-- Given problem --
Go through the data below. List every line that holds the word "script".

--- Start Input ---

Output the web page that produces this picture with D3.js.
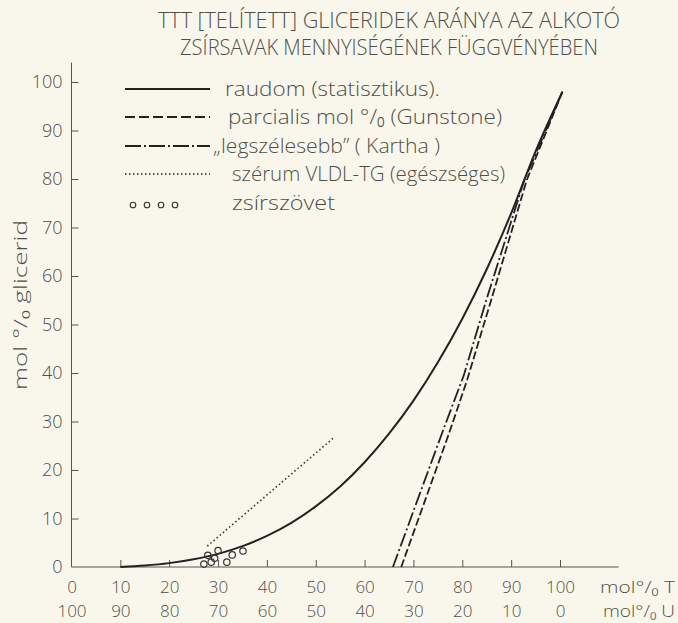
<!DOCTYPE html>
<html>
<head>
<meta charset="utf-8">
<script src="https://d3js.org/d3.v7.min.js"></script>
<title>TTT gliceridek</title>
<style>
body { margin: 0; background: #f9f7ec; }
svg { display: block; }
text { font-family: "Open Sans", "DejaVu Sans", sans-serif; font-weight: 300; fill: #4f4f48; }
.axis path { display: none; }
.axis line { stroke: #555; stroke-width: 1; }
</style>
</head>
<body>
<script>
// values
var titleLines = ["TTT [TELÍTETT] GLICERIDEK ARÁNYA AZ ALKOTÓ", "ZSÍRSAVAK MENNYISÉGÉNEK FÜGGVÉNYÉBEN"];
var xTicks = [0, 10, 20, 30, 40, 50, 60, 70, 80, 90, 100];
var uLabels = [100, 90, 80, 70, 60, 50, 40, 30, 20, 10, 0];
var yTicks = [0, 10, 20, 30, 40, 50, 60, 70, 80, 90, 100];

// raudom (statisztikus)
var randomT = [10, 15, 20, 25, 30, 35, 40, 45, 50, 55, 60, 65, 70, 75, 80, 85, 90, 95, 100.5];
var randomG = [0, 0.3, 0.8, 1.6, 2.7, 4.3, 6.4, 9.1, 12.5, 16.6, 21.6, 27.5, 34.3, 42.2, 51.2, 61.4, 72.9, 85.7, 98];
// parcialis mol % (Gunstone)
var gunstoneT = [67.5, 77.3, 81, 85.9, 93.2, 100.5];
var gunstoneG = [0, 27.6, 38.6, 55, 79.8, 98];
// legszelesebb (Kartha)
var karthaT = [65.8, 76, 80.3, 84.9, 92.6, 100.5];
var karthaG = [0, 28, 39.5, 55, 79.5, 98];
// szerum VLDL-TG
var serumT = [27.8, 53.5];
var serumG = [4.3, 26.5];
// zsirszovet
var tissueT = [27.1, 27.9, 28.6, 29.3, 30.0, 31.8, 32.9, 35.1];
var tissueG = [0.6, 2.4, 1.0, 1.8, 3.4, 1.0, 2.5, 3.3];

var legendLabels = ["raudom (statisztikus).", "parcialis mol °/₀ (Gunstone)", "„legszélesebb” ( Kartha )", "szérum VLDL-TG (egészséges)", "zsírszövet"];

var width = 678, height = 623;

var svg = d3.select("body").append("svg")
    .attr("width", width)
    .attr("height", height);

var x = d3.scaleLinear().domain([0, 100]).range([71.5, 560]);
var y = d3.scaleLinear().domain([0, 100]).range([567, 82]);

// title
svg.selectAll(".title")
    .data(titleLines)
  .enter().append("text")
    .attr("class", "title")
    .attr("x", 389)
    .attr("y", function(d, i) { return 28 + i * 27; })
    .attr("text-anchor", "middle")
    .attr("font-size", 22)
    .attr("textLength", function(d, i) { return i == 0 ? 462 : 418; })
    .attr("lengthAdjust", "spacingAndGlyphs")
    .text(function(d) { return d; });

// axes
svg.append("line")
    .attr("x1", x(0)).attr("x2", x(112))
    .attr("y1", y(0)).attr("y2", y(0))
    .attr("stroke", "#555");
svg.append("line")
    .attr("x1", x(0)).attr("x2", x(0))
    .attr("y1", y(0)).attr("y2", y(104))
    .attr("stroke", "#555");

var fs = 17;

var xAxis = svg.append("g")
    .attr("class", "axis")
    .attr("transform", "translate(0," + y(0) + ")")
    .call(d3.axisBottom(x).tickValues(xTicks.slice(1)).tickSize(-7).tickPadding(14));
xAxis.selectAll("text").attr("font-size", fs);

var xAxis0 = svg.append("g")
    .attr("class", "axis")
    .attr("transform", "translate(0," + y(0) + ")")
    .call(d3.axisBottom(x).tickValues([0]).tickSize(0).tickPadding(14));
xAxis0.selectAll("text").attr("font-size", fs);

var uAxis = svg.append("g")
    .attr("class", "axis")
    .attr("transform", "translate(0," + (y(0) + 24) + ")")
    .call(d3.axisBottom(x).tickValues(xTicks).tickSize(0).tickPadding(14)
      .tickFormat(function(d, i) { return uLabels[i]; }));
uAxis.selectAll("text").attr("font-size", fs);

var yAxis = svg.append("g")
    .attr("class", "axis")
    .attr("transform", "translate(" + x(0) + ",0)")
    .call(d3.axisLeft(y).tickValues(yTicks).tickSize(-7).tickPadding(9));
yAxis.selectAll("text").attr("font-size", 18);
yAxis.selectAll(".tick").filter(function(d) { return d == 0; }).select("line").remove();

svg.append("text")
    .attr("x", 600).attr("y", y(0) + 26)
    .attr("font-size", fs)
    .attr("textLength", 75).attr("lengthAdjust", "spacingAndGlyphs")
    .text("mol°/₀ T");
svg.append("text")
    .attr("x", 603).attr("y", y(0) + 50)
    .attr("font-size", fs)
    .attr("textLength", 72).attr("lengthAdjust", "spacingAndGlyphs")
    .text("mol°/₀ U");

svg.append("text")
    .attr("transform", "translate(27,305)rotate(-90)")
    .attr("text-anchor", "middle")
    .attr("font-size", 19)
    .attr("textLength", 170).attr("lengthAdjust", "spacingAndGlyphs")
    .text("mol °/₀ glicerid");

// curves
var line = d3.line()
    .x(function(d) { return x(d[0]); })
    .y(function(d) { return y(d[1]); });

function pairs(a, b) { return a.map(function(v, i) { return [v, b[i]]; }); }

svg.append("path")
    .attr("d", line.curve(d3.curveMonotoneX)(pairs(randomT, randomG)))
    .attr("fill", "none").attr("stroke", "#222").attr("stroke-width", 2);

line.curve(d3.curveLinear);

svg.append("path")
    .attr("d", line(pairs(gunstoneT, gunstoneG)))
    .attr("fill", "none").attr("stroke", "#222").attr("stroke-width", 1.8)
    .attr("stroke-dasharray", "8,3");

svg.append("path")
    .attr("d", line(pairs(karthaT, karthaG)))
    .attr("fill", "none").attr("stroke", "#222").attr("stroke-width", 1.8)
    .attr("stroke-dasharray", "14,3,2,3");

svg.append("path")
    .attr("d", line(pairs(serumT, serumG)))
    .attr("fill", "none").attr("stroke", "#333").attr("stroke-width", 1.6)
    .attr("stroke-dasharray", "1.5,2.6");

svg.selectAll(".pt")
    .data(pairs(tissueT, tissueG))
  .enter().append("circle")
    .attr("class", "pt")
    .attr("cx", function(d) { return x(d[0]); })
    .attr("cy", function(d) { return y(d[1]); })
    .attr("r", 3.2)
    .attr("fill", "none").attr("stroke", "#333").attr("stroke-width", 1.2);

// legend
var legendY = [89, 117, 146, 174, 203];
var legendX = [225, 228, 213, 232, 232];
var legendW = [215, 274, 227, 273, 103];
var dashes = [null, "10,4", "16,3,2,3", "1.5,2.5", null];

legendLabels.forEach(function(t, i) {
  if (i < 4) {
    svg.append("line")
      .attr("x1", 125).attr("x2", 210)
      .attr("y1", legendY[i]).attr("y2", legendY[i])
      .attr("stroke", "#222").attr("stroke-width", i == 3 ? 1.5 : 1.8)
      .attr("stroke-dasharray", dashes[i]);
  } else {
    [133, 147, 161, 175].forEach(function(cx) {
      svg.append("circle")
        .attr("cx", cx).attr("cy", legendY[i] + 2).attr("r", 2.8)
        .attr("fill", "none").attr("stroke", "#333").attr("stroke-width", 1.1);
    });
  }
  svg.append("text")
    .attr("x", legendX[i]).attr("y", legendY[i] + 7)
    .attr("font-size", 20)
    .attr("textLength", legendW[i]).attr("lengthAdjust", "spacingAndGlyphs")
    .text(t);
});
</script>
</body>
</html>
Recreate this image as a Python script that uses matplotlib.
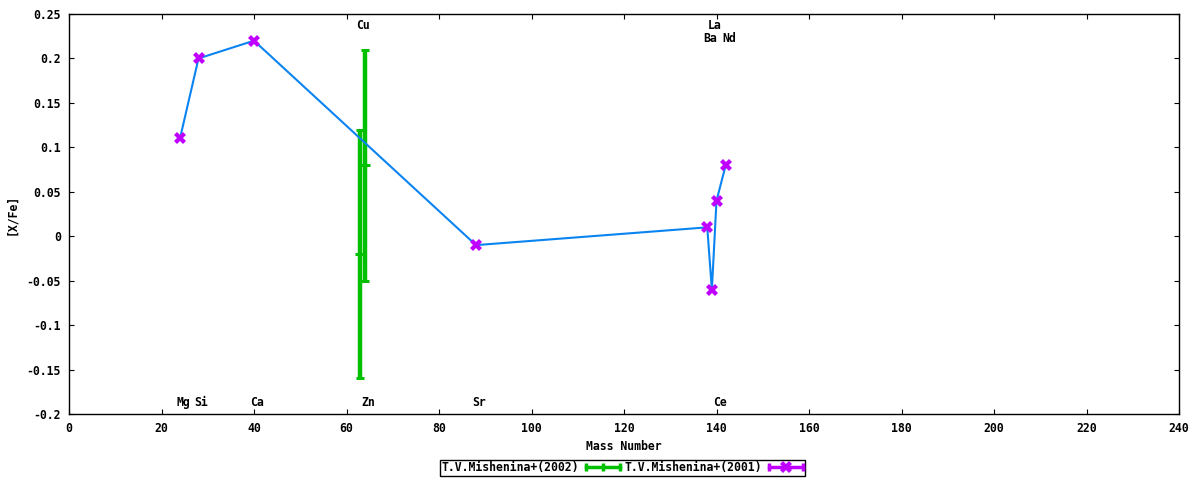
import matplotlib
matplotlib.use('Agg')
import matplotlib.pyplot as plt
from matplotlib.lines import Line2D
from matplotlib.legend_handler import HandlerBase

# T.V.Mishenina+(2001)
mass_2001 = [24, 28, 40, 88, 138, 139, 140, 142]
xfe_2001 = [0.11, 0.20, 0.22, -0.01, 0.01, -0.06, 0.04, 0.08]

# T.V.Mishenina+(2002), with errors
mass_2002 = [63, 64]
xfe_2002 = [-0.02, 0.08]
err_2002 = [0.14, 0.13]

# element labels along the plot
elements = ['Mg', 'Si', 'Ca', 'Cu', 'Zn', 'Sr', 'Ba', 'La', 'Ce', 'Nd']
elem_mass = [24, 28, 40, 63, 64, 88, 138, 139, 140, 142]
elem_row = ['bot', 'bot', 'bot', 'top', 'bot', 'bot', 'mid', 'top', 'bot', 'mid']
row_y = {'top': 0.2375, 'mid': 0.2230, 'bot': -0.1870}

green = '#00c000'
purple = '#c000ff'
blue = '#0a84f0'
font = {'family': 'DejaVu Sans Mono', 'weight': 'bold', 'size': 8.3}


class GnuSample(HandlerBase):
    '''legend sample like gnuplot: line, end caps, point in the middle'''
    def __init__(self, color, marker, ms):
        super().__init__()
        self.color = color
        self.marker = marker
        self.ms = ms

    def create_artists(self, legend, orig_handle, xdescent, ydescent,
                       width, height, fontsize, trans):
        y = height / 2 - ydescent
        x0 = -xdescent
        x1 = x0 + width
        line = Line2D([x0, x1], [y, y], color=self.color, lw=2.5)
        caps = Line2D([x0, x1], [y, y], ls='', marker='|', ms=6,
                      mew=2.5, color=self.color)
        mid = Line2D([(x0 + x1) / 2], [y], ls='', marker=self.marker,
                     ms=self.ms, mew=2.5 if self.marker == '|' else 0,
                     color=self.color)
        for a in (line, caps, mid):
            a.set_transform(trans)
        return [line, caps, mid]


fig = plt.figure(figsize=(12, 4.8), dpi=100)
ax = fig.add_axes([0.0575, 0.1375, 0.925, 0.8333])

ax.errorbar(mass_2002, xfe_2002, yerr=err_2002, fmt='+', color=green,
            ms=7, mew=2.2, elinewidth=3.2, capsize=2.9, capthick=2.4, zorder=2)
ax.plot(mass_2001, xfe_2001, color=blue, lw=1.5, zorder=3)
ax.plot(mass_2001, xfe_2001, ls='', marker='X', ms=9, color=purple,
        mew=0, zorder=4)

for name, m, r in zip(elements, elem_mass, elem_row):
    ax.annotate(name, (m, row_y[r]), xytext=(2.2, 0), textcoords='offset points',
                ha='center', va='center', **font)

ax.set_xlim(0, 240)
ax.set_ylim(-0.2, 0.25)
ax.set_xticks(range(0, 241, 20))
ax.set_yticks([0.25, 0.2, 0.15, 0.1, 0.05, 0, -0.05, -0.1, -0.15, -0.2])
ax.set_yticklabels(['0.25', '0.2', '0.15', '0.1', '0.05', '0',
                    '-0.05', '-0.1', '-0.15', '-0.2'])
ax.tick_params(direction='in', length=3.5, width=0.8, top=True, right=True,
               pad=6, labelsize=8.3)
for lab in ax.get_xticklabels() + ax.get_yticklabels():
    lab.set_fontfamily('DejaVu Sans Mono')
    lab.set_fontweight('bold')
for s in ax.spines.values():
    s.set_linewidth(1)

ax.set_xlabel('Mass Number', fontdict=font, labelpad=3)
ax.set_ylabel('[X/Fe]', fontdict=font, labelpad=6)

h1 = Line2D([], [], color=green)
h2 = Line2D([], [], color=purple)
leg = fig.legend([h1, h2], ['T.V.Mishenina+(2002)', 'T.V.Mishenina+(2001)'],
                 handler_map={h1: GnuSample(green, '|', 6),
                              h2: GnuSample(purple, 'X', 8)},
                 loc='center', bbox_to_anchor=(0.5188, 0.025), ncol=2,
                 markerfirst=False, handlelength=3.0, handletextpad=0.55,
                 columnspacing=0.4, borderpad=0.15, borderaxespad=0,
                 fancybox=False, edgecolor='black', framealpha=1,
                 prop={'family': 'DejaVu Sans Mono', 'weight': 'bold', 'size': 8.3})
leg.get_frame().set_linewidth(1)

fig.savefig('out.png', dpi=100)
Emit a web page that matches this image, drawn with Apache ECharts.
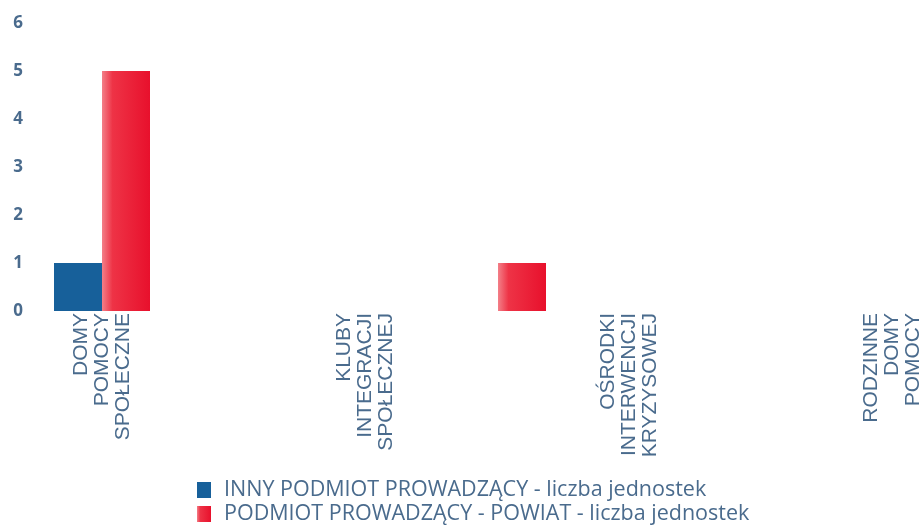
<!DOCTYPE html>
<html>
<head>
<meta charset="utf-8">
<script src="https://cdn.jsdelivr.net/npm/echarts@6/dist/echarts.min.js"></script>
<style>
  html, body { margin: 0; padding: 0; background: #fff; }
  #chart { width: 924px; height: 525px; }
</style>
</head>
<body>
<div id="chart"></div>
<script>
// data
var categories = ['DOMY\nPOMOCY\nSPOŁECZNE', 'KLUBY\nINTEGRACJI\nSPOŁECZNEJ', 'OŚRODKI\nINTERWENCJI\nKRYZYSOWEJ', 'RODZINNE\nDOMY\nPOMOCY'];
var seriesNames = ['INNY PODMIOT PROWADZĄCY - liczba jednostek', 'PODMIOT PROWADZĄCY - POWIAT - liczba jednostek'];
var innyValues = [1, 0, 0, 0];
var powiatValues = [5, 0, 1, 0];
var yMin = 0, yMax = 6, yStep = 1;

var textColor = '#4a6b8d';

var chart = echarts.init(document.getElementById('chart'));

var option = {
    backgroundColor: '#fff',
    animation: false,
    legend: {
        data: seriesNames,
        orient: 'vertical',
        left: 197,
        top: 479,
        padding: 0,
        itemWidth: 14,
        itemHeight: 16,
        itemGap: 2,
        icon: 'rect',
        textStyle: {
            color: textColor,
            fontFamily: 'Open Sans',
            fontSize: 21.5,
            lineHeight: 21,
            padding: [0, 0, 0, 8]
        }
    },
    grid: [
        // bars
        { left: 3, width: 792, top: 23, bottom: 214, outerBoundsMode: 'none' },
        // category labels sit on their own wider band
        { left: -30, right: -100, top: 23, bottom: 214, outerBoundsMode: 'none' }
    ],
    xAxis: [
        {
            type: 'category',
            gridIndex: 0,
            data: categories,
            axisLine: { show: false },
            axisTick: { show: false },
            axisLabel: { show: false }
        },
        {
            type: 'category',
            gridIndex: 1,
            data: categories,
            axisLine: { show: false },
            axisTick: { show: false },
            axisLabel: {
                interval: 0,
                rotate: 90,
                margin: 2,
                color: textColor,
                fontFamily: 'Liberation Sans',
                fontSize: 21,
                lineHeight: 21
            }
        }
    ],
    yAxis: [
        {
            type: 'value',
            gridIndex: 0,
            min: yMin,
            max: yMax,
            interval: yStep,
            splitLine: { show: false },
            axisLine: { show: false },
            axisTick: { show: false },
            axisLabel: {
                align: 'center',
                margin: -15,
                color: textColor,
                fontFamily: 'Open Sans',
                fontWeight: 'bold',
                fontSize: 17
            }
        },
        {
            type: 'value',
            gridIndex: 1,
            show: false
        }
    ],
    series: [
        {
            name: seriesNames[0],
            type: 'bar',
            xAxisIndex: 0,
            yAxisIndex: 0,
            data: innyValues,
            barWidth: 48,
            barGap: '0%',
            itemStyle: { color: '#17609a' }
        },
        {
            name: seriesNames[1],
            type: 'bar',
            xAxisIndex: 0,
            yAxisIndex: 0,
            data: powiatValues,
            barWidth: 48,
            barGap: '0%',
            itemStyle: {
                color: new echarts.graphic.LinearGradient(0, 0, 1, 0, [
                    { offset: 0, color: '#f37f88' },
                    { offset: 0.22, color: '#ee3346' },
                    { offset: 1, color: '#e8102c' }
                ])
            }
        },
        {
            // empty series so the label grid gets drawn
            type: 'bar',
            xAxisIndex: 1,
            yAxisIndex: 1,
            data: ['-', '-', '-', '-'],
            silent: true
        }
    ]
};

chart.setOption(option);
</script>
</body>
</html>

--- End Input ---

-- Result of the task --
<script src="https://d3js.org/d3.v7.min.js"></script>
<script>
</script>
Recreate this image as a Python script that uses matplotlib.
<script src="https://cdn.jsdelivr.net/npm/echarts@6/dist/echarts.min.js"></script>
<script>
</script>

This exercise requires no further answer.